Thursday, December 29, 2016

THE NUTCRACKER at Covent Garden - Interrupted magic...

On the Monday before Xmas it was time to revisit the Royal Ballet's evergreen production of THE NUTCRACKER.  Yes, once again it was time to revisit the workshop of Herr Drosselmeyer, battle the Mouse King and journey to the Land of Sweets via the magical growing Christmas tree on the stage of Covent Garden.  Well I suppose three out of four isn't bad.


The Royal Ballet production of choreographer Peter Wright's THE NUTCRACKER is a Christmas staple at Covent Garden and after having fallen totally under it's spell last year, we pirouetted back for another helping, in fact we saw it's 436th performance!  This year is an extra-special revival as it mark's Sir Peter's 90th birthday.

It was a joy to see again and to hear the Royal Opera House orchestra under the baton of Boris Gruzin bring Tchaikovsky's thrilling score to life again - the second act could almost be called Ballet's Greatest Hits with the Chinese and Russian Divertissements followed by the Prince and Sugar Plum Fairy's glorious pas de deux and her solo.


We were about a third into the opening scene and gearing up to the big reveal - Drosselmeyer's shrinking Clara to the size of the Nutcracker by the scenic ploy of having the Christmas Tree at the back of the stage seeming to grow bigger and bigger and bigger.

Christopher Saunders as Drosselmeyer whipped his cloak around and about - it must be said not a patch on Gary Avis' capework from last year - and Meaghan Grace Hinkis' Clara fluttered about expectantly... but the tree stayed the same size.  With a whoosh the curtains flew in and a stage manager appeared to tell us that due to technical difficulties they were going to have stop for a few minutes... but, but, it's - like - Covent Garden!!!  It's the Christmas Tree!!!!

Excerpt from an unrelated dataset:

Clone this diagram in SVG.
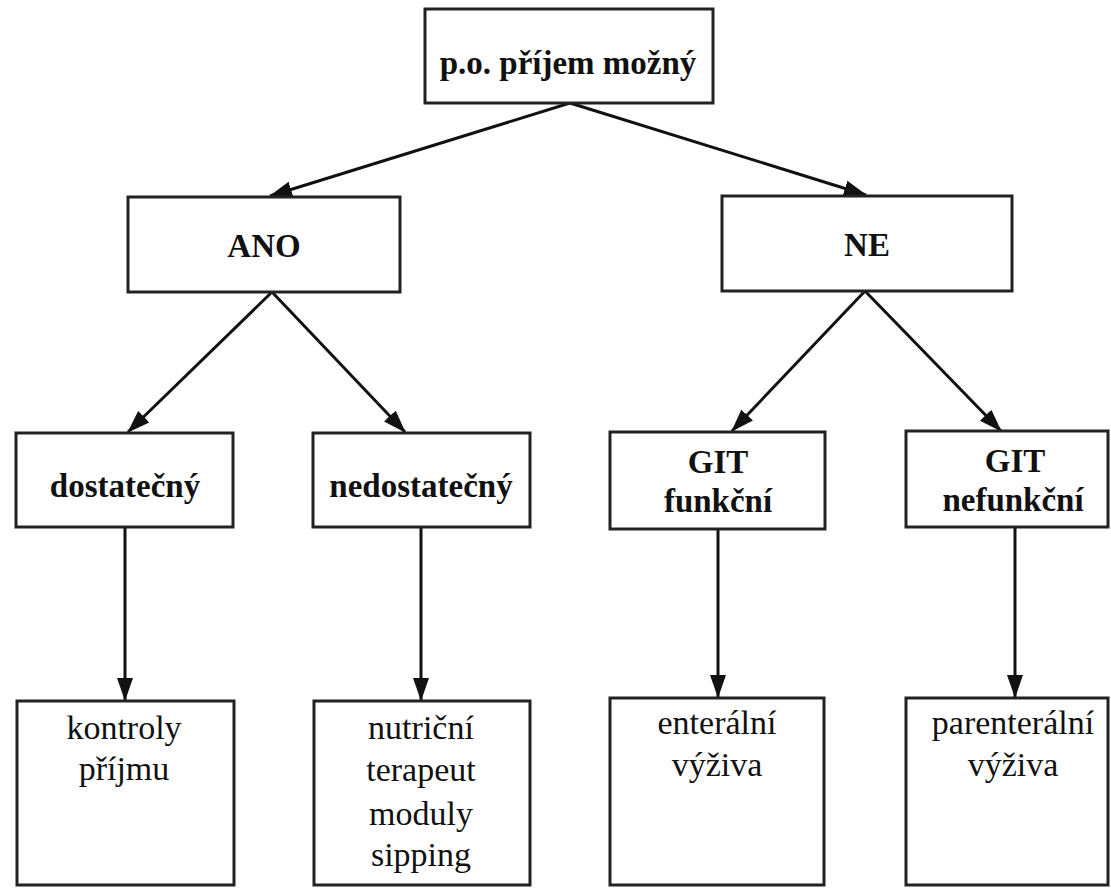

After what seemed an eternity - but probably not that long really - the orchestra struck up the transformation music, the curtains parted - and there was Clara and Drosselmeyer whirling away in front of the fully-grown tree.  I guess it was ok in the long run but darn, Constant Reader... I wanted to see the damn thing grow!

But the great thing about Peter Wright's NUTCRACKER is that it doesn't hang around over anything for too long, it's forever moving forward.  So after Clara defeats the Mouse King and frees Drosselmeyer's handsome nephew Hans-Peter from his Nutcracker spell, they are off into the world to experience the joy of dancing snowflakes and their trip to become guests of the Sugar Plum Fairy and her Prince.


Although I liked Hinkis and Valentino Zucchetti as Clara and Hans-Peter, I felt that Federico Bonelli and Laura Morera as the Prince and the Sugar Plum Fairy, while fine together, lacked something in their solos - the pairing last year of Steven McRae and Iana Salenko were excellent together and apart.

But the total work was still glorious: Wright's always thrilling choreography, the late Julia Trevelyan Oman's exquisite design and Mark Henderson's lighting all combine to make The Royal Ballet's THE NUTCRACKER a perennial must-see at Christmas time.